I’ve been thinking a lot about this question lately. Sure, executing on your development roadmap or devising a clever go-to market strategy can go a long way towards setting yourself apart from other cryptocurrencies. But there is another strategy that is worth focusing on too— building your community.
I believe that building an exceptional community is paramount to becoming a winning cryptocurrency, and there is a playbook for doing so.
Step #1— Maximize your initial token distribution
There is no better way to organically build a community than to put tokens in the hands of as many users as possible when your project launches. Your early tokenholders usually become your biggest evangelists because they stand to make the most money from your project succeeding. They will also stick with you during times of uncertainty, which can be extremely valuable.
Last year it was relatively easy to maximize your token distribution. Projects like Tezos conducted large public ICOs that sold their tokens to anyone who wanted to participate. But today, this method of broad token distribution is infeasible given the amount of regulatory scrutiny on the space. As a result, many projects have conducted exclusionary token sales (e.g. accredited investors only) in order to be compliant.
This shouldn’t mean we give up on broad token distribution altogether, and in fact, there are still clever ways to maximize reach. For example, Proof of Work coins can do a Fair Launch —this is when a coin launches on a date without any supply issued (i.e. no presale allocation or premine) and allows anyone to begin mining. It’s also possible to conduct a fair and compliant token sale that leverages the latest in Equity Crowdfunding laws, which is something we’ve seen platforms like Republic begin to offer. I suspect we’ll see more projects employ these techniques in the future.

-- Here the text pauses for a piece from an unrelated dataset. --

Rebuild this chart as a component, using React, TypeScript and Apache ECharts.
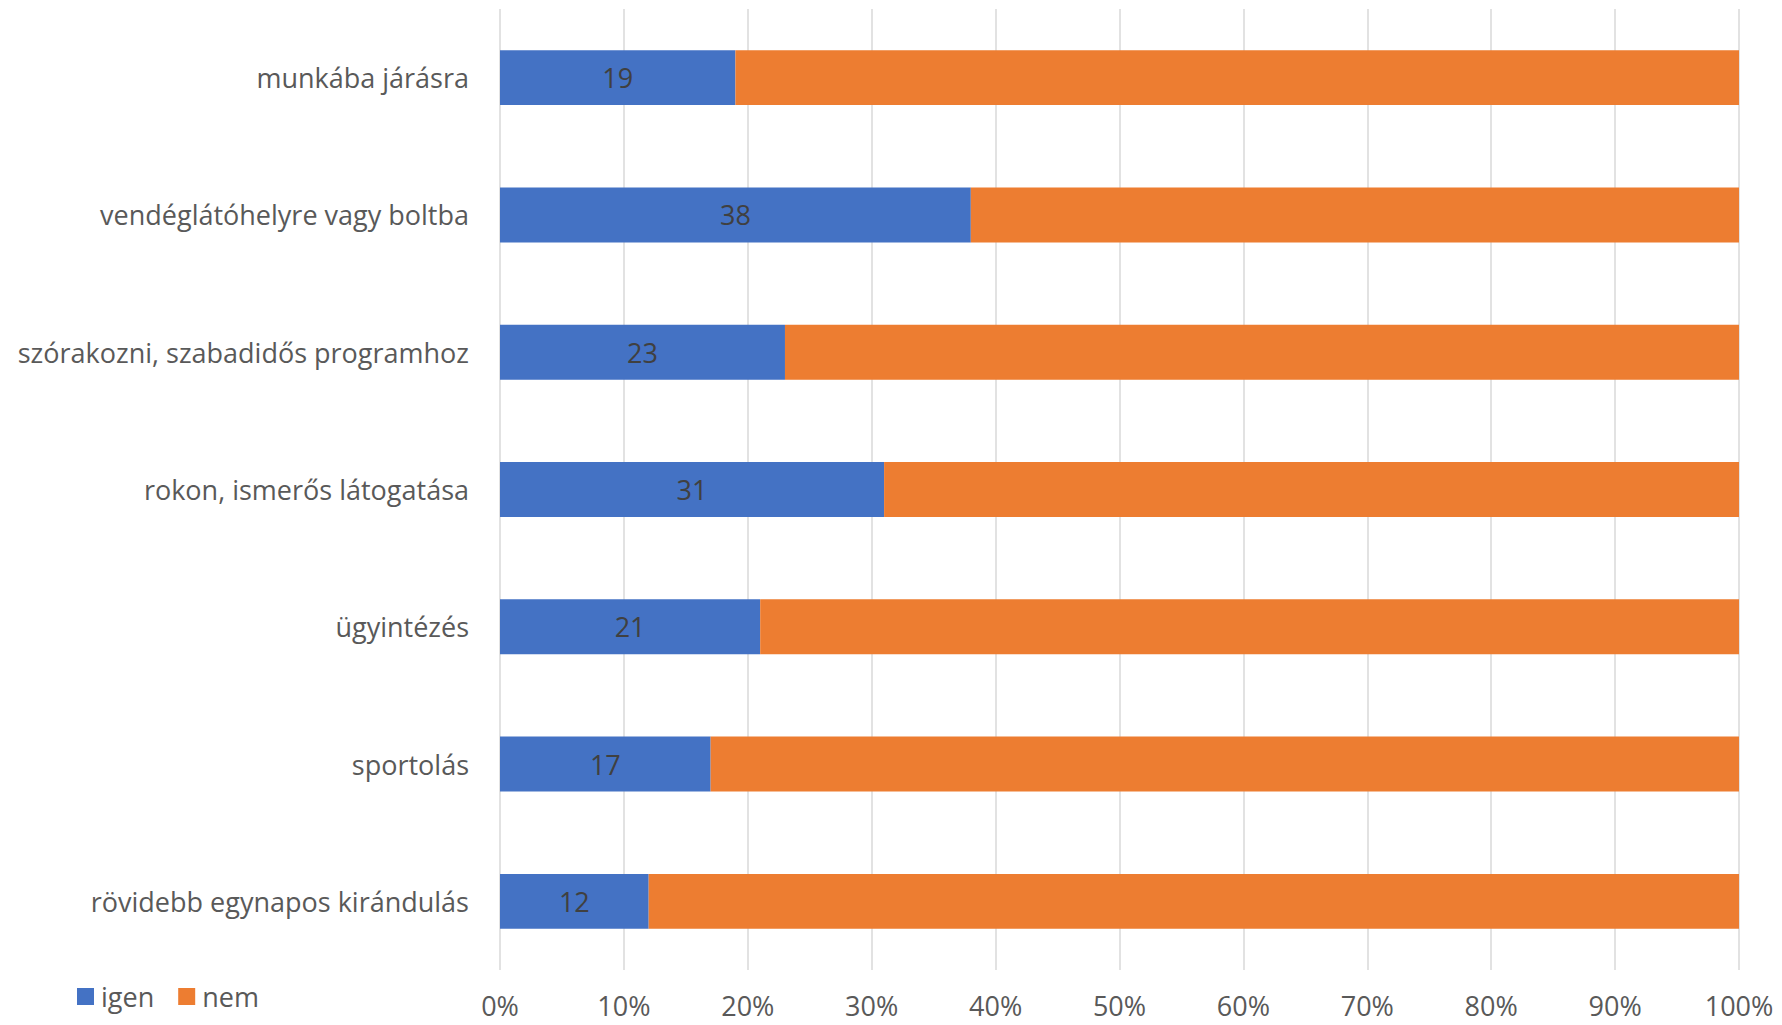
import React, { useEffect, useRef } from "react";
import * as echarts from "echarts";

const categories = [
  "munkába járásra",
  "vendéglátóhelyre vagy boltba",
  "szórakozni, szabadidős programhoz",
  "rokon, ismerős látogatása",
  "ügyintézés",
  "sportolás",
  "rövidebb egynapos kirándulás",
];
const igen = [19, 38, 23, 31, 21, 17, 12];
const nem = [81, 62, 77, 69, 79, 83, 88];
const xTicks = [0, 10, 20, 30, 40, 50, 60, 70, 80, 90, 100];

const FONT = "'Open Sans', 'Liberation Sans', sans-serif";

export default function App() {
  const ref = useRef<HTMLDivElement>(null);
  useEffect(() => {
    const chart = echarts.init(ref.current!, null, { renderer: "svg" });
    chart.setOption({
      animation: false,
      textStyle: { fontFamily: FONT },
      grid: { left: 500, right: 43, top: 9, bottom: 55, containLabel: false },
      legend: {
        left: 72,
        top: 978,
        itemWidth: 17,
        itemHeight: 17,
        itemGap: 24,
        icon: "rect",
        textStyle: { fontSize: 27, color: "#595959", fontFamily: FONT, padding: [0, 0, 0, 2] },
        data: ["igen", "nem"],
      },
      xAxis: {
        type: "value",
        min: xTicks[0],
        max: xTicks[xTicks.length - 1],
        interval: 10,
        axisLine: { show: false },
        axisTick: { show: false },
        splitLine: { show: true, lineStyle: { color: "#D9D9D9", width: 1.5 } },
        axisLabel: {
          formatter: (v: number) => `${v}%`,
          fontSize: 27,
          color: "#595959",
          margin: 22,
          fontFamily: FONT,
        },
      },
      yAxis: {
        type: "category",
        data: categories,
        inverse: true,
        axisLine: { show: false },
        axisTick: { show: false },
        axisLabel: { fontSize: 27, color: "#595959", margin: 31, fontFamily: FONT },
      },
      series: [
        {
          name: "igen",
          type: "bar",
          stack: "total",
          data: igen,
          barCategoryGap: "60%",
          itemStyle: { color: "#4472C4" },
          label: {
            show: true,
            position: "inside",
            fontSize: 27,
            color: "#404040",
            fontFamily: FONT,
          },
        },
        {
          name: "nem",
          type: "bar",
          stack: "total",
          data: nem,
          barCategoryGap: "60%",
          itemStyle: { color: "#ED7D31" },
        },
      ],
    });
    return () => chart.dispose();
  }, []);
  return <div ref={ref} style={{ width: 1782, height: 1025, margin: -8 }} />;
}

Step #2—Codify your project’s mission and values
If you’re going to convince free agents to join your community, you need to be able to explain to them why your project matters. Projects should establish their core mission and values and then publish it somewhere.
If you’re looking for an example of this, check out this blog post by Will Warren on the 0x mission and values.
Step #3—Cultivate productive online discussion
Community members should have a place to voice their opinions online and feel like they’re contributing to your project. However, there isn’t a one-size-fits-all solution to online discussion because of two fundamental tensions:
Some people prefer Synchronous Communication (discussion that happens in real-time) while others prefer Asynchronous Communication (discussion that doesn’t happen in real-time).
Some people prefer General Content (e.g. new partnerships or business development roadmap) while others prefer Technical Content (e.g. feature development or technical roadmap).
I’ve found the best projects tend to support multiple forums for discussion as opposed to trying to fit as many folks as possible into one chat or message board. One major benefit of this approach is that it allows technical discussion to occur unencumbered by distractions from casual users who sometimes just want to speculate on token price.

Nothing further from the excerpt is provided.